This week, at least seven firms including JPMorgan and Pacific Investment Management Co. filed amendments to their applications to create funds that have both ETF and mutual fund share classes. The filings update initial applications — some of which sat idle for months — with more details about the fund structure, and suggest the U.S. Securities and Exchange Commission has engaged in constructive discussions with a growing number of applicants, according to industry lawyers.

“The SEC signaling is clear. These amendments really constitute the SEC prioritizing ETF share class relief,” said Aisha Hunt, a principal at Kelley Hunt law firm, which is working with F/m Investments on its application. 

The latest round of filings, which also include Charles Schwab and T. Rowe Price, are serving as yet another sign that the SEC is fast-tracking its decision process on multi-share class funds, after F/m Investments and Dimensional Fund Advisors filed amendments earlier in April. DFA’s amendment included more details around fund board reporting and the board’s responsibilities to monitor the fairness of the new structure for each shareholder.

Brian Murphy, a partner at Stradley Ronon, the firm handling DFA’s filing, said other fund managers are receiving feedback and amending applications.

“We understand that the SEC staff is telling other asset managers to follow the DFA model as well,” said Murphy, who is also a former Vanguard lawyer and SEC counsel.

At stake is a novel fund model where one share class of a mutual fund would be exchange-traded. It was patented by Vanguard over two decades ago, and helped the money manager save its clients billions on taxes. The blueprint ports the tax advantages of the ETF onto the mutual fund, and is a tantalizing prospect for asset managers that are seeing outflows and looking to break into the growing ETF industry. 

After Vanguard’s patent on the design expired in 2023, over 50 other asset managers asked the SEC for so-called “exemptive relief” to use the fund design. But it wasn’t until earlier this year, when SEC acting chair Mark Uyeda said the regulator should prioritize the applications, that it was clear the SEC would be interested in allowing other fund firms to use the model.

According to Hunt, the regulator has signaled that it will first approve a small subset of the applicants. 

‘Work to be done’

To be sure, an approval doesn’t mean that an issuer will be able to immediately begin using the fund blueprint. Because ETFs trade during market hours, they require different infrastructure than mutual funds, so firms that currently only have the latter structure will need to hire staff and form relationships with ETF market makers before they implement the dual-share class model. 

“Dimensional has sort of set the template for what that language looks like in the context of these filings. And by extension cleared the way for approval, which feels imminent now,” said Morningstar Inc.’s Ben Johnson. “But then once we arrive at approval, there’s still going to be work to be done.”

Mutual fund firms will need to prepare for shareholders who want to convert, tax-free, into the ETF share class, which would require some “plumbing” and structural changes, said Johnson.

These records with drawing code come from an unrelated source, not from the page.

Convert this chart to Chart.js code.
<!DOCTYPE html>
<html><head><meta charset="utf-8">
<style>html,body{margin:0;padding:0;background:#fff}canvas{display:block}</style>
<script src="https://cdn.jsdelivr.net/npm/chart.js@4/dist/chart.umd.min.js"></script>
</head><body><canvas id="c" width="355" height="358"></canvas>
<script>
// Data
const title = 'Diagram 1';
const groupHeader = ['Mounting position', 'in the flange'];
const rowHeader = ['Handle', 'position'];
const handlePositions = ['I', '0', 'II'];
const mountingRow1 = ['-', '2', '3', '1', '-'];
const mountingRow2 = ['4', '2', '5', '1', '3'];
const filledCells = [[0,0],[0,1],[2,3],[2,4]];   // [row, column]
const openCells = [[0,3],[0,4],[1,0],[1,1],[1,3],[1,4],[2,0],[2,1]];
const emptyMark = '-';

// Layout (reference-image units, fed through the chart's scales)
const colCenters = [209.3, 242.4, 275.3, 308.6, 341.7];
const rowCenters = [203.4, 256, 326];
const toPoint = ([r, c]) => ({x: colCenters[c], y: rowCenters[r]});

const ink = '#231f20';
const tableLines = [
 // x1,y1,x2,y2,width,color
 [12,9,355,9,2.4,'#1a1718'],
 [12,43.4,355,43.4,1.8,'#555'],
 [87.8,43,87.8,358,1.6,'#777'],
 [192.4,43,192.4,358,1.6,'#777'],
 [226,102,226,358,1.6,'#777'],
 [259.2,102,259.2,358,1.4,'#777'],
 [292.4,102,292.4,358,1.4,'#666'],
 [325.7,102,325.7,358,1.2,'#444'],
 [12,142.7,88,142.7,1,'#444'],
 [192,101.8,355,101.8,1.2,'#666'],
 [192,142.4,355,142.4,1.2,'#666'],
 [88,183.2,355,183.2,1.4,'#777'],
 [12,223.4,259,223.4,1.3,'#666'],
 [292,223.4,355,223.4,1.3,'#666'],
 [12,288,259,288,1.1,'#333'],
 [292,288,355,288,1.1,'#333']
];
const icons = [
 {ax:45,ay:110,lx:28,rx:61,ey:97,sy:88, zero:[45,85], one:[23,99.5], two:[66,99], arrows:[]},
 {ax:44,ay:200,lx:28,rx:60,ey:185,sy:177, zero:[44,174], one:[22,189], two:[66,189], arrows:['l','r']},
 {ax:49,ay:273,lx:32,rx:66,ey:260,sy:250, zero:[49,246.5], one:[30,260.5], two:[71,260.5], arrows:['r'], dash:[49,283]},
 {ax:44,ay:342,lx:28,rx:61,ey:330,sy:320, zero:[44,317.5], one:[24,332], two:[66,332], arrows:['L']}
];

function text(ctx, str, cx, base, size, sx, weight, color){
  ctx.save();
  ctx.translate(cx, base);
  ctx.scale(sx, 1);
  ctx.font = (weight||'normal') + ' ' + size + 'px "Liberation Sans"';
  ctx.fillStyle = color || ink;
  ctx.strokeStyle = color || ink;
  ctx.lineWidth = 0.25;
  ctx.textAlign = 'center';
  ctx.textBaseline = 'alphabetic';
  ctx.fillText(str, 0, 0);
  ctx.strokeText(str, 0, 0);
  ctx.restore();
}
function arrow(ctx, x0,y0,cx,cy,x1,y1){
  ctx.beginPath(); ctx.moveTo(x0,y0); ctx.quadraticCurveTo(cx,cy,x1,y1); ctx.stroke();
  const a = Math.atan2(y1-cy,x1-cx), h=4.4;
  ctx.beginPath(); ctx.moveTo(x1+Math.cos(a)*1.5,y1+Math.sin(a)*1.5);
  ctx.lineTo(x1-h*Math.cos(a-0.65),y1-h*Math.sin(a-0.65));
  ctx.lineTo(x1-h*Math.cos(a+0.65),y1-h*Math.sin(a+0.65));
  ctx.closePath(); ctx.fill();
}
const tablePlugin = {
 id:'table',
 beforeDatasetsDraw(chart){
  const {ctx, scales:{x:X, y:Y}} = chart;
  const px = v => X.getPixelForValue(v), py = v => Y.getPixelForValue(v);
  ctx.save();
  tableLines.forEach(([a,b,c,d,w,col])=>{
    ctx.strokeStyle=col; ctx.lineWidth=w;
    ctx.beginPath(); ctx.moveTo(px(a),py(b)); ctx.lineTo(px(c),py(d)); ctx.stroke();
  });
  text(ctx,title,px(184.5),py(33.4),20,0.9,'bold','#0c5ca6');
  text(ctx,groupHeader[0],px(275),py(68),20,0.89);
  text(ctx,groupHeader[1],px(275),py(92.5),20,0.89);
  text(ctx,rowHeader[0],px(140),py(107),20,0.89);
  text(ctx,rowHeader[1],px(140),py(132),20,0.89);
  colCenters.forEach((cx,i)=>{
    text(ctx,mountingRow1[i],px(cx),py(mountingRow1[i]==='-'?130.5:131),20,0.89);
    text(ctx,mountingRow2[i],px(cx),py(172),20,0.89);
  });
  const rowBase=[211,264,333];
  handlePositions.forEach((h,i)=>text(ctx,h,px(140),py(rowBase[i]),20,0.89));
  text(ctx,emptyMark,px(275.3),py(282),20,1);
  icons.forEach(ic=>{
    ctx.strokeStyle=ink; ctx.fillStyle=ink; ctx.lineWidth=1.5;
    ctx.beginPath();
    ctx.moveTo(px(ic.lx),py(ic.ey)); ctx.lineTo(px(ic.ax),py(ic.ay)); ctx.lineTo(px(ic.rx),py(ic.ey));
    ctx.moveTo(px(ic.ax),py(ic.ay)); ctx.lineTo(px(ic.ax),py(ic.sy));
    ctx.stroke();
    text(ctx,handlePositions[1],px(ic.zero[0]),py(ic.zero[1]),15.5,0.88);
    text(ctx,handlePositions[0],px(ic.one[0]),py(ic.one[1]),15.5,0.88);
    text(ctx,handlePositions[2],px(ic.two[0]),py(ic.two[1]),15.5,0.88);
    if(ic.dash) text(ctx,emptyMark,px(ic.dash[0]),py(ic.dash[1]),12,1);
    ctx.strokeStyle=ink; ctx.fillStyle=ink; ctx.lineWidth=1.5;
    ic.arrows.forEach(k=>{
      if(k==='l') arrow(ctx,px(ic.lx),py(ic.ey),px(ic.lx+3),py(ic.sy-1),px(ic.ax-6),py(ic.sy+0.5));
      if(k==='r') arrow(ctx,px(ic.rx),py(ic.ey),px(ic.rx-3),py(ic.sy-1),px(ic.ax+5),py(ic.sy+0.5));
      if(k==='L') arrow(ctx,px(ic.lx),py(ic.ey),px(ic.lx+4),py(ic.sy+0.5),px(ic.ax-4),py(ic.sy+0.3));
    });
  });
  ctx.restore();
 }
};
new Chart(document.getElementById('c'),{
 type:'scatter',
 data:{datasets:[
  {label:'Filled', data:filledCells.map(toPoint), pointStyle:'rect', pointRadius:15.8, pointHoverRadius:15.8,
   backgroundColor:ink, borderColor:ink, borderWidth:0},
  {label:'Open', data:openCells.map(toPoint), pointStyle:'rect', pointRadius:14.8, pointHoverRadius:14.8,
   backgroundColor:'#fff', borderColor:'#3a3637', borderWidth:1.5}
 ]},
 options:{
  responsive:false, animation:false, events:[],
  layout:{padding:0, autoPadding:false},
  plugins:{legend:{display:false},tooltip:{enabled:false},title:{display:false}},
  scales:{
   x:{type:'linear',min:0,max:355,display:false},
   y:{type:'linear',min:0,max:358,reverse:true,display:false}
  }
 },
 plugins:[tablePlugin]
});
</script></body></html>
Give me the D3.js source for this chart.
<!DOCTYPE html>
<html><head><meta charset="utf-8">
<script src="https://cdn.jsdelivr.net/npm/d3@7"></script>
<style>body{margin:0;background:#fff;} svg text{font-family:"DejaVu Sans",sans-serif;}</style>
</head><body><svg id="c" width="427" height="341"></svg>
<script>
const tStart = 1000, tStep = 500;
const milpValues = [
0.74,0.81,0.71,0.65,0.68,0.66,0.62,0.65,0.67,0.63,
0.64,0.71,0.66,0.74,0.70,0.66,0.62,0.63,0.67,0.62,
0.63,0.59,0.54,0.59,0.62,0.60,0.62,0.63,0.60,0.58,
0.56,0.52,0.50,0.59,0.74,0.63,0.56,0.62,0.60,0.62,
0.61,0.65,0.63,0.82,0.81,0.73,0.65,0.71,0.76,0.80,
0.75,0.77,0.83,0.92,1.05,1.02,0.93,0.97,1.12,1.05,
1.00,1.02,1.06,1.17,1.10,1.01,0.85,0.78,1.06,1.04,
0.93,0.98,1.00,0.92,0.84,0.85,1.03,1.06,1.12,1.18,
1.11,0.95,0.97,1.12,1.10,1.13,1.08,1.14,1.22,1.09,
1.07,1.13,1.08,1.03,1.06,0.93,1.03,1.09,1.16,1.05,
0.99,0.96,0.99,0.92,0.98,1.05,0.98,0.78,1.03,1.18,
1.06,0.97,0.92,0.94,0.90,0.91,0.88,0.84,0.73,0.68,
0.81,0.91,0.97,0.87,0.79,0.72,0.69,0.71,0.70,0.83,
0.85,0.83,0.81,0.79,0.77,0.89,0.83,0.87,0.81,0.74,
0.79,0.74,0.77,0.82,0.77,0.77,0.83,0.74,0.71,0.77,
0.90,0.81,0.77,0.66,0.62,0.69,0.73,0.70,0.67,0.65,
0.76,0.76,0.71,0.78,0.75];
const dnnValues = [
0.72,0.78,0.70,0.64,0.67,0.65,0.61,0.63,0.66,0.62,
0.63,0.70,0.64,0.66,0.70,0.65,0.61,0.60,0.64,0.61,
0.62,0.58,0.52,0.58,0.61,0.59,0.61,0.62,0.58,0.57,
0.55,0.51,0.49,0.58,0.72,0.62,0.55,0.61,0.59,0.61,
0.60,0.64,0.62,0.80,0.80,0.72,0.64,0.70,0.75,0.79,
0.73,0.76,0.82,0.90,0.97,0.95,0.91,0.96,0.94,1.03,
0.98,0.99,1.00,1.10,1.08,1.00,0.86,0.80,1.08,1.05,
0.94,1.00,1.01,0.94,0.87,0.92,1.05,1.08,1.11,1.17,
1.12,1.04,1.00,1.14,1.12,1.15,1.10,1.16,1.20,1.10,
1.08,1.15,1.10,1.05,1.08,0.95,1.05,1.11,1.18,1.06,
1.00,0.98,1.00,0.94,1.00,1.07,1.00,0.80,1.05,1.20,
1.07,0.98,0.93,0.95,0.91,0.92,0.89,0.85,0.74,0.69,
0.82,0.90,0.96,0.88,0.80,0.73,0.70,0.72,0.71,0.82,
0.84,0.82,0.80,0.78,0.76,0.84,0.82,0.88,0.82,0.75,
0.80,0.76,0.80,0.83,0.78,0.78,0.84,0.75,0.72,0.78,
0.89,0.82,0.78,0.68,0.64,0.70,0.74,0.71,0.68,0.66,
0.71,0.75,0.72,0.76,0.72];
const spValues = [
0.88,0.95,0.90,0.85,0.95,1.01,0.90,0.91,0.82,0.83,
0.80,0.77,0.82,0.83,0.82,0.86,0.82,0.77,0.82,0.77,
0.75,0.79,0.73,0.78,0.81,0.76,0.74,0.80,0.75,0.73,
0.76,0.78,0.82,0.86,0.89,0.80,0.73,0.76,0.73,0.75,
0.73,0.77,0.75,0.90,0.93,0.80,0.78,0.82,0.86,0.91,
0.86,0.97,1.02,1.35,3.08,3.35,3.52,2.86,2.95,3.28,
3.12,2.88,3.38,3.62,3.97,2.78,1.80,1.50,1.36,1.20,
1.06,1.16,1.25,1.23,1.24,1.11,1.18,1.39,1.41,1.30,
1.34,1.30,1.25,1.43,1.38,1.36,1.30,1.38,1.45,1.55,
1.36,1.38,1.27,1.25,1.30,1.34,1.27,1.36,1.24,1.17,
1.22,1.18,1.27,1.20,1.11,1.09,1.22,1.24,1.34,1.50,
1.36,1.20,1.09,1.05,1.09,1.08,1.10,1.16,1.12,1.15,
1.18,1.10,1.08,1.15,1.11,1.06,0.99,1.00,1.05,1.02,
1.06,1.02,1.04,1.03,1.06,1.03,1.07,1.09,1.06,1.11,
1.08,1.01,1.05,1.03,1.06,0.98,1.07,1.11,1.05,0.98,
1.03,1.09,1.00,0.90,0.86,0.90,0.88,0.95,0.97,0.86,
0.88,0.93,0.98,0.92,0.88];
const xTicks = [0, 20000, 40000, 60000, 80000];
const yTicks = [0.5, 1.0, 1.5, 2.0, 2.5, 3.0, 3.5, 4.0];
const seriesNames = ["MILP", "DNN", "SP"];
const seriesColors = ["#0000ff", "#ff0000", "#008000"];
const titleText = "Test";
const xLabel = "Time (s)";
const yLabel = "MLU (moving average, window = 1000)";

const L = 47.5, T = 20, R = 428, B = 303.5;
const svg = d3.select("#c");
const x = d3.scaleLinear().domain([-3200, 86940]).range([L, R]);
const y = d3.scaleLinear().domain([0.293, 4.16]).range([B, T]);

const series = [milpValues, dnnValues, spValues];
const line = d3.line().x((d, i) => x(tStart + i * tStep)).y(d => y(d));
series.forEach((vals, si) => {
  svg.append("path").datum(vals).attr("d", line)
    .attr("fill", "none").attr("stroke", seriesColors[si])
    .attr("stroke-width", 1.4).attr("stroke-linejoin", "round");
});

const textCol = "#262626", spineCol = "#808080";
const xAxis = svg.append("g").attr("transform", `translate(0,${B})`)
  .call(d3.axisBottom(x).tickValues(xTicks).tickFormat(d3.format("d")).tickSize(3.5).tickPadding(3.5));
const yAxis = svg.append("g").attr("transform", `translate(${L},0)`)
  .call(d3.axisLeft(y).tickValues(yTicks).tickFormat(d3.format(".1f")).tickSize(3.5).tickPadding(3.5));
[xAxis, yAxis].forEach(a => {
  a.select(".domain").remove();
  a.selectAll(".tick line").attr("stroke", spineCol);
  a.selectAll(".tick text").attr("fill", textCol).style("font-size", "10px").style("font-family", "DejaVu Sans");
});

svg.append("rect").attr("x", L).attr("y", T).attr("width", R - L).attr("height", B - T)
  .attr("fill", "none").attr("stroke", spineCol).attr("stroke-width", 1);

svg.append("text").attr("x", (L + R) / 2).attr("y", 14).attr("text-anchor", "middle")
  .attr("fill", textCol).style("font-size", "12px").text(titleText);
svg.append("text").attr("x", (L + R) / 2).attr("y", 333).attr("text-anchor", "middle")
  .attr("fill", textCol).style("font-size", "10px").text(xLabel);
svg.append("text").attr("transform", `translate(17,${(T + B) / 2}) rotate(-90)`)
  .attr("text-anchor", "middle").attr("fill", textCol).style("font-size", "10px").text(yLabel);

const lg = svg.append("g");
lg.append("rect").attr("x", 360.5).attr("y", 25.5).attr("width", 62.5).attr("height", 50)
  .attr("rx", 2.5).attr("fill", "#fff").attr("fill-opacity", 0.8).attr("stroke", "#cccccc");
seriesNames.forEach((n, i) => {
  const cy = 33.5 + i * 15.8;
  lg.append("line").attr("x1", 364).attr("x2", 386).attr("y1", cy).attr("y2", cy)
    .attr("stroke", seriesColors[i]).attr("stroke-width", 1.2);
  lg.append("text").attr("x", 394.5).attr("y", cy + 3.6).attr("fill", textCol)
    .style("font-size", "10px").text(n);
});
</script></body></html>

Another point to consider is that mutual funds that have significant outflows may not be ripe for ETF share classes, as that could result in a tax hit, according to research from Bloomberg Intelligence. In 2009, a Vanguard multishare class fund was hit with a 14% capital-gains distribution after a massive shareholder redeemed its shares in the fund. Fund outflows can bring about a tax event when a mutual fund has to sell underlying holdings to meet redemptions. 

Mutual funds have largely bled assets in recent years as ETFs have grown in popularity. As a result, legacy asset managers have found themselves battling for a slice of the increasingly saturated ETF market, which now boasts over 4,000 U.S.-listed ETFs. SEC approval of the dual-share design could open the floodgates to thousands more funds.